◆ Stated goal: Each line from the top of the listing through the one holding "(\x,262) -- (\x,508);" should be restated word for word, with nothing added and no pictures.

(Records with drawing code)
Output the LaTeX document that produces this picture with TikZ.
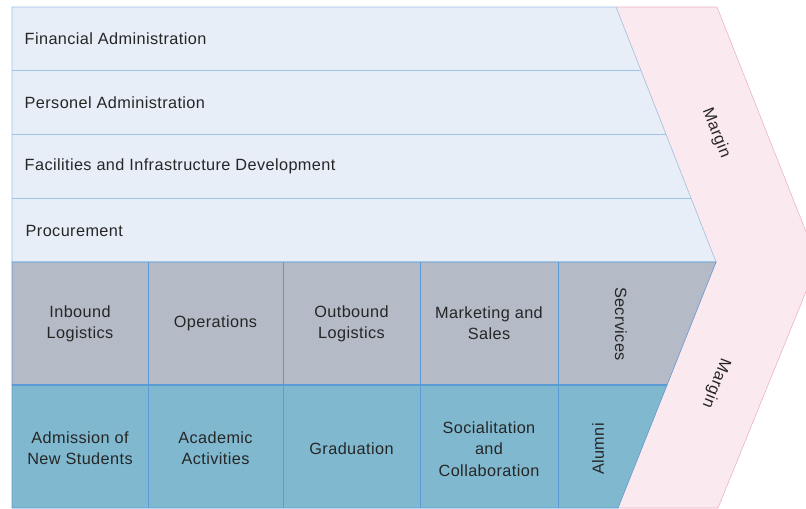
\documentclass[tikz,border=0pt]{standalone}
\usepackage{fontspec}
\setmainfont[LetterSpace=2.5]{Liberation Sans}
\usepackage{xcolor}
\usetikzlibrary{positioning,calc}
\definecolor{support1}{HTML}{E7EEF8}
\definecolor{supline1}{HTML}{9DC3E6}
\definecolor{primary1}{HTML}{B4BBC7}
\definecolor{univ1}{HTML}{80B9CF}
\definecolor{cell1}{HTML}{5B9BD5}
\definecolor{margin1}{HTML}{FAE9EF}
\definecolor{marline1}{HTML}{EBAFC0}

\begin{document}
\begin{tikzpicture}[
    x=0.75pt, y=-0.75pt,
    every node/.style={font=\fontsize{12.2}{16}\selectfont, text=black!85},
    suplabel/.style={anchor=west},
    cell/.style={align=center},
    vcell/.style={align=center, rotate=-90},
    mlabel/.style={inner sep=0pt},
]
\useasboundingbox (0,0) rectangle (806,508);
\clip (0,0) rectangle (806,508);

% ── Margin chevron ──
\draw[fill=margin1, draw=marline1] (616,7) -- (717,7) -- (818,262)
    -- (718,508) -- (618,508) -- (716,262) -- cycle;

% ── Support activities ──
\draw[fill=support1, draw=supline1] (12,7) -- (616,7) -- (716,262)
    -- (12,262) -- cycle;
\foreach \y/\x in {70/640.7, 134/665.8, 198/690.9}
    \draw[supline1] (12,\y) -- (\x,\y);

\node[suplabel] (fin) at (20,38.5) {Financial Administration};
\node[suplabel] (pers) at (20,102.5) {Personel Administration};
\node[suplabel] (fac) at (20,166.5) {Facilities and Infrastructure Development};
\node[suplabel] (proc) at (21,230.5) {Procurement};

% ── Primary activities ──
\draw[fill=primary1, draw=cell1] (12,262) -- (716,262) -- (667,385)
    -- (12,385) -- cycle;
\draw[fill=univ1, draw=cell1] (12,385) -- (667,385) -- (618,508)
    -- (12,508) -- cycle;
\draw[cell1, line width=1.2pt] (12,385) -- (667,385);
\foreach \x in {148,283,420,558}
    \draw[cell1] (\x,262) -- (\x,508);

\node[cell] (inb) at (80,323.5) {Inbound\\Logistics};
\node[cell] (ops) at (215.5,323.5) {Operations};
\node[cell] (outb) at (351.5,323.5) {Outbound\\Logistics};
\node[cell] (mkt) at (489,323.5) {Marketing and\\Sales};
\node[vcell] (serv) at (621,324) {Secrvices};

\node[cell] (adm) at (80,448.5) {Admission of\\New Students};
\node[cell] (acad) at (215.5,448.5) {Academic\\Activities};
\node[cell] (grad) at (351.5,448.5) {Graduation};
\node[cell] (soc) at (489,449) {Socialitation\\and\\Collaboration};
\node[cell, rotate=90] (alum) at (598,449) {Alumni};

% ── Margin labels ──
\node[mlabel, rotate=-68.5] (mtop) at (716,133) {Margin};
\node[mlabel, rotate=-111.5] (mbot) at (716,383) {Margin};

\end{tikzpicture}
\end{document}
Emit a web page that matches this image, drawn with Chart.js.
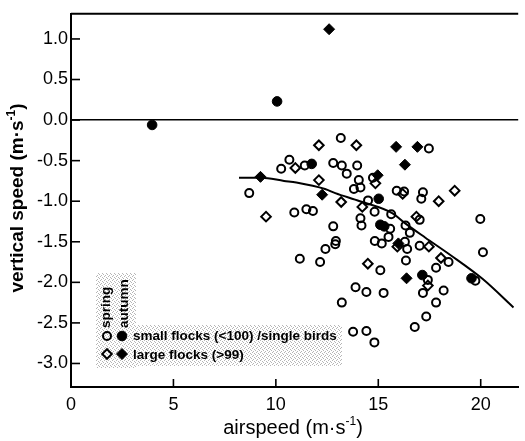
<!DOCTYPE html>
<html><head><meta charset="utf-8">
<script src="https://cdn.jsdelivr.net/npm/chart.js@4/dist/chart.umd.min.js"></script>
<style>html,body{margin:0;padding:0;background:#fff;}#wrap{width:525px;height:441px;}</style>
</head><body><div id="wrap"><canvas id="c" width="525" height="441"></canvas></div>
<script>
// ---- data ----
const springSmallX = [13.17,10.66,10.26,11.41,12.80,13.22,13.46,13.97,8.70,14.05,13.81,14.13,10.90,11.49,11.81,12.80,14.13,14.18,12.93,17.47,14.74,15.90,16.26,17.18,17.10,19.98,14.50,14.82,15.63,17.02,16.33,15.58,15.50,16.54,14.83,15.17,16.30,16.41,17.02,20.11,18.43,17.82,15.10,16.35,17.42,19.74,18.19,17.18,14.42,15.26,17.82,17.34,16.78,14.42,14.81,13.77,12.42,12.90,11.17,12.16,13.89,13.22];
const springSmallY = [-0.22,-0.49,-0.60,-0.56,-0.53,-0.56,-0.66,-0.56,-0.90,-0.74,-0.85,-0.83,-1.14,-1.10,-1.12,-1.31,-1.21,-1.30,-1.49,-0.35,-0.71,-0.87,-0.88,-0.89,-0.97,-1.22,-0.99,-1.13,-1.16,-1.23,-1.30,-1.34,-1.44,-1.39,-1.49,-1.52,-1.50,-1.59,-1.55,-1.63,-1.75,-1.82,-1.85,-1.73,-1.97,-1.98,-2.10,-2.13,-2.12,-2.13,-2.25,-2.42,-2.55,-2.60,-2.74,-2.61,-1.59,-1.53,-1.71,-1.75,-2.06,-2.25];
const autumnSmallX = [3.96,10.06,11.75,15.02,15.10,15.29,17.15,19.55];
const autumnSmallY = [-0.06,0.23,-0.54,-0.97,-1.29,-1.31,-1.91,-1.95];
const springLargeX = [12.10,13.93,10.95,12.10,13.19,9.52,14.86,16.19,17.95,18.73,16.86,14.22,15.93,17.47,18.06,14.49,17.42];
const springLargeY = [-0.31,-0.31,-0.59,-0.74,-1.01,-1.19,-0.78,-0.91,-1.00,-0.87,-1.19,-1.07,-1.56,-1.56,-1.70,-1.77,-2.04];
const autumnLargeX = [12.60,9.25,12.26,15.87,16.91,16.30,14.97,15.98,16.38];
const autumnLargeY = [1.12,-0.70,-0.92,-0.33,-0.33,-0.55,-0.68,-1.52,-1.95];
const curveX = [8.2,9.3,10.4,11.0,12.4,12.9,14.1,15.7,16.3,17.3,18.5,20.1,21.6];
const curveY = [-0.71,-0.71,-0.75,-0.77,-0.85,-0.90,-1.00,-1.15,-1.27,-1.45,-1.66,-1.96,-2.31];
const xTicks = [0,5,10,15,20];
const yTicks = [1.0,0.5,0.0,-0.5,-1.0,-1.5,-2.0,-2.5,-3.0];
const xTitle = ['airspeed (m·s','-1',')'];
const yTitle = ['vertical speed (m·s','-1',')'];
const legendSeasons = ['spring','autumn'];
const legendGroups = ['small flocks (<100) /single birds','large flocks (>99)'];

const pts = (xs, ys) => xs.map((x, i) => ({x, y: ys[i]}));
const FAM = '"Liberation Sans", Arial, sans-serif';

function drawTitle(ctx, parts, cx, cy, rot, size, weight) {
  ctx.save();
  ctx.translate(cx, cy);
  ctx.rotate(rot);
  const main = weight + ' ' + size + 'px ' + FAM;
  const sup = weight + ' ' + Math.round(size * 0.62) + 'px ' + FAM;
  ctx.font = main; const w0 = ctx.measureText(parts[0]).width; const w2 = ctx.measureText(parts[2]).width;
  ctx.font = sup; const w1 = ctx.measureText(parts[1]).width;
  let x = -(w0 + w1 + w2) / 2;
  ctx.fillStyle = '#000'; ctx.textBaseline = 'middle'; ctx.textAlign = 'left';
  ctx.font = main; ctx.fillText(parts[0], x, 0); x += w0;
  ctx.font = sup; ctx.fillText(parts[1], x, -size * 0.3); x += w1;
  ctx.font = main; ctx.fillText(parts[2], x, 0);
  ctx.restore();
}

function marker(ctx, type, filled, x, y) {
  ctx.beginPath();
  if (type === 'circle') { ctx.arc(x, y, filled ? 4.8 : 4, 0, Math.PI * 2); }
  else { const r = filled ? 5.5 : 4.8; ctx.moveTo(x - r, y); ctx.lineTo(x, y - r); ctx.lineTo(x + r, y); ctx.lineTo(x, y + r); ctx.closePath(); }
  ctx.lineWidth = 2; ctx.strokeStyle = '#000';
  if (filled) { ctx.fillStyle = '#000'; ctx.fill(); ctx.lineWidth = 1; }
  ctx.stroke();
}

const decor = {
  id: 'decor',
  afterDraw(chart) {
    const ctx = chart.ctx, a = chart.chartArea, xs = chart.scales.x, ys = chart.scales.y;
    ctx.save();
    ctx.strokeStyle = '#000'; ctx.lineWidth = 2;
    ctx.beginPath(); ctx.moveTo(a.left, a.top); ctx.lineTo(a.right, a.top); ctx.stroke();
    ctx.lineWidth = 1.6;
    yTicks.forEach(v => { const p = ys.getPixelForValue(v); ctx.beginPath(); ctx.moveTo(a.left, p); ctx.lineTo(a.left + 9, p); ctx.stroke(); });
    xTicks.forEach(v => { const p = xs.getPixelForValue(v); ctx.beginPath(); ctx.moveTo(p, a.bottom); ctx.lineTo(p, a.bottom - 8); ctx.stroke(); });
    // legend stipple
    const pc = document.createElement('canvas'); pc.width = 4; pc.height = 4;
    const pctx = pc.getContext('2d'); pctx.fillStyle = 'rgba(110,110,110,0.5)';
    pctx.fillRect(0, 0, 1, 1); pctx.fillRect(2, 1, 1, 1); pctx.fillRect(1, 3, 1, 1); pctx.fillRect(3, 2, 1, 1);
    ctx.fillStyle = ctx.createPattern(pc, 'repeat');
    ctx.fillRect(96, 273, 40, 95);
    ctx.fillRect(136, 325, 206, 41);
    // legend markers
    marker(ctx, 'circle', false, 107, 336); marker(ctx, 'circle', true, 122, 336);
    marker(ctx, 'diamond', false, 107, 354); marker(ctx, 'diamond', true, 122, 354);
    ctx.fillStyle = '#000';
    ctx.font = 'bold 13.5px ' + FAM;
    ctx.textBaseline = 'middle'; ctx.textAlign = 'left';
    ctx.fillText(legendGroups[0], 133, 336);
    ctx.fillText(legendGroups[1], 133, 355);
    [[legendSeasons[0], 106], [legendSeasons[1], 124]].forEach(([t, x]) => {
      ctx.save(); ctx.translate(x, 328); ctx.rotate(-Math.PI / 2); ctx.fillText(t, 0, 0); ctx.restore();
    });
    drawTitle(ctx, xTitle, 293, 428, 0, 20, 'normal');
    drawTitle(ctx, yTitle, 17.5, 198, -Math.PI / 2, 19, 'bold');
    ctx.restore();
  }
};

new Chart(document.getElementById('c'), {
  type: 'scatter',
  data: {
    datasets: [
      {data: pts(curveX, curveY), showLine: true, tension: 0.4, cubicInterpolationMode: 'monotone', borderColor: '#000', borderWidth: 2, pointRadius: 0, fill: false},
      {data: pts(springSmallX, springSmallY), pointStyle: 'circle', pointRadius: 4, borderWidth: 2, borderColor: '#000', backgroundColor: 'rgba(255,255,255,0)'},
      {data: pts(autumnSmallX, autumnSmallY), pointStyle: 'circle', pointRadius: 4.8, borderWidth: 1, borderColor: '#000', backgroundColor: '#000'},
      {data: pts(springLargeX, springLargeY), pointStyle: 'rectRot', pointRadius: 4.8, borderWidth: 2, borderColor: '#000', backgroundColor: 'rgba(255,255,255,0)'},
      {data: pts(autumnLargeX, autumnLargeY), pointStyle: 'rectRot', pointRadius: 5.5, borderWidth: 1, borderColor: '#000', backgroundColor: '#000'}
    ]
  },
  options: {
    responsive: false, animation: false, devicePixelRatio: 1,
    layout: {padding: {top: 6, right: 0, left: 0, bottom: 0}},
    plugins: {legend: {display: false}, tooltip: {enabled: false}},
    scales: {
      x: {
        type: 'linear', min: 0, max: 21.83,
        afterFit(s) { s.height = 54; },
        afterBuildTicks(s) { s.ticks = xTicks.map(v => ({value: v})); },
        grid: {display: false, drawTicks: false},
        border: {display: true, color: '#000', width: 2},
        ticks: {color: '#000', padding: 7, font: {size: 18, family: FAM}, maxRotation: 0, autoSkip: false, callback: v => String(v)}
      },
      y: {
        type: 'linear', min: -3.29, max: 1.31,
        afterFit(s) { s.width = 71; },
        afterBuildTicks(s) { s.ticks = yTicks.map(v => ({value: v})); },
        grid: {drawTicks: false, color: c => (c.tick && c.tick.value === 0) ? '#000' : 'rgba(0,0,0,0)', lineWidth: 1.6},
        border: {display: true, color: '#000', width: 2},
        ticks: {color: '#000', padding: 3, font: {size: 18, family: FAM}, autoSkip: false, callback: v => v.toFixed(1)}
      }
    }
  },
  plugins: [decor]
});
</script></body></html>
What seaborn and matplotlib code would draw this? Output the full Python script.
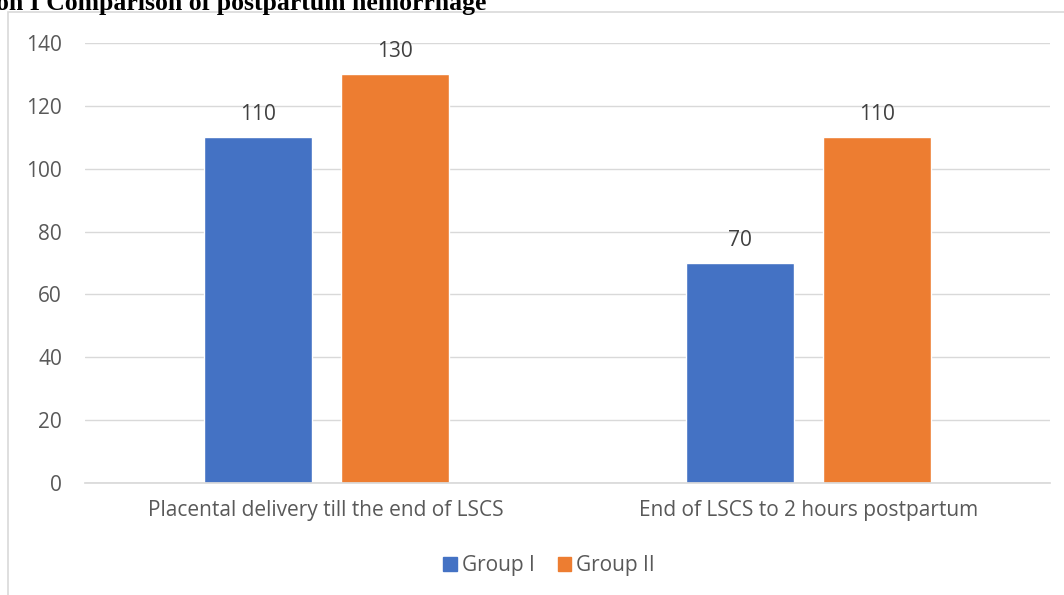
import pandas as pd
import matplotlib.pyplot as plt
import seaborn as sns
from matplotlib.patches import Rectangle

categories = ["Placental delivery till the end of LSCS", "End of LSCS to 2 hours postpartum"]
groups = ["Group I", "Group II"]
group1_values = [110, 70]
group2_values = [130, 110]
colors = ["#4472C4", "#ED7D31"]

df = pd.DataFrame({
    "Category": categories * 2,
    "Group": [groups[0]] * 2 + [groups[1]] * 2,
    "Value": group1_values + group2_values,
})

sns.set_theme(style="white")
plt.rcParams["font.family"] = ["Open Sans", "DejaVu Sans"]

fig = plt.figure(figsize=(10.64, 5.95), dpi=100)
ax = fig.add_axes([85 / 1064, 1 - 483 / 595, 965 / 1064, 440 / 595])

sns.barplot(data=df, x="Category", y="Value", hue="Group", palette=colors,
            saturation=1, width=0.568, gap=0.21, ax=ax, legend=False)

ax.set_ylim(0, 140)
ax.set_yticks(range(0, 141, 20))
ax.yaxis.grid(True, color="#D9D9D9", linewidth=1)
ax.set_axisbelow(True)
for s in ["left", "right", "top"]:
    ax.spines[s].set_visible(False)
ax.spines["bottom"].set_color("#D9D9D9")
ax.tick_params(axis="y", length=0, pad=16.5, labelsize=15, labelcolor="#595959")
ax.tick_params(axis="x", length=0, pad=12, labelsize=15, labelcolor="#595959")
ax.set_xlabel("")
ax.set_ylabel("")

for cont in ax.containers:
    ax.bar_label(cont, fmt="%d", padding=9, fontsize=15, color="#404040")

# legend
handles = [Rectangle((0, 0), 1, 1, color=c) for c in colors]
fig.legend(handles, groups, loc="center", bbox_to_anchor=(549 / 1064, 1 - 566 / 595),
           ncol=2, frameon=False, fontsize=15, handlelength=0.65, handleheight=0.65,
           handletextpad=0.25, columnspacing=1.1, labelcolor="#595959")

# chart border
fig.patches.append(Rectangle((8 / 1064, -0.05), 1.1, 1 - 12 / 595 + 0.05,
                             transform=fig.transFigure, fill=False,
                             edgecolor="#D9D9D9", linewidth=1.2))

# title (cut off at the top-left edge as in the source)
fig.text(-4 / 1064, 1 - 10 / 595, "on I Comparison of postpartum hemorrhage",
         fontsize=18.5, fontweight="bold", family=["Liberation Serif"],
         ha="left", va="baseline", color="black")

fig.savefig("out.png", dpi=100)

◆ Right answer:
Output the LaTeX document that produces this picture with TikZ.
\documentclass[tikz,border=0pt]{standalone}
\usepackage{fontspec}
\setmainfont[LetterSpace=2.5]{Liberation Sans}
\usepackage{xcolor}
\usetikzlibrary{positioning,calc}
\definecolor{support1}{HTML}{E7EEF8}
\definecolor{supline1}{HTML}{9DC3E6}
\definecolor{primary1}{HTML}{B4BBC7}
\definecolor{univ1}{HTML}{80B9CF}
\definecolor{cell1}{HTML}{5B9BD5}
\definecolor{margin1}{HTML}{FAE9EF}
\definecolor{marline1}{HTML}{EBAFC0}

\begin{document}
\begin{tikzpicture}[
    x=0.75pt, y=-0.75pt,
    every node/.style={font=\fontsize{12.2}{16}\selectfont, text=black!85},
    suplabel/.style={anchor=west},
    cell/.style={align=center},
    vcell/.style={align=center, rotate=-90},
    mlabel/.style={inner sep=0pt},
]
\useasboundingbox (0,0) rectangle (806,508);
\clip (0,0) rectangle (806,508);

% ── Margin chevron ──
\draw[fill=margin1, draw=marline1] (616,7) -- (717,7) -- (818,262)
    -- (718,508) -- (618,508) -- (716,262) -- cycle;

% ── Support activities ──
\draw[fill=support1, draw=supline1] (12,7) -- (616,7) -- (716,262)
    -- (12,262) -- cycle;
\foreach \y/\x in {70/640.7, 134/665.8, 198/690.9}
    \draw[supline1] (12,\y) -- (\x,\y);

\node[suplabel] (fin) at (20,38.5) {Financial Administration};
\node[suplabel] (pers) at (20,102.5) {Personel Administration};
\node[suplabel] (fac) at (20,166.5) {Facilities and Infrastructure Development};
\node[suplabel] (proc) at (21,230.5) {Procurement};

% ── Primary activities ──
\draw[fill=primary1, draw=cell1] (12,262) -- (716,262) -- (667,385)
    -- (12,385) -- cycle;
\draw[fill=univ1, draw=cell1] (12,385) -- (667,385) -- (618,508)
    -- (12,508) -- cycle;
\draw[cell1, line width=1.2pt] (12,385) -- (667,385);
\foreach \x in {148,283,420,558}
    \draw[cell1] (\x,262) -- (\x,508);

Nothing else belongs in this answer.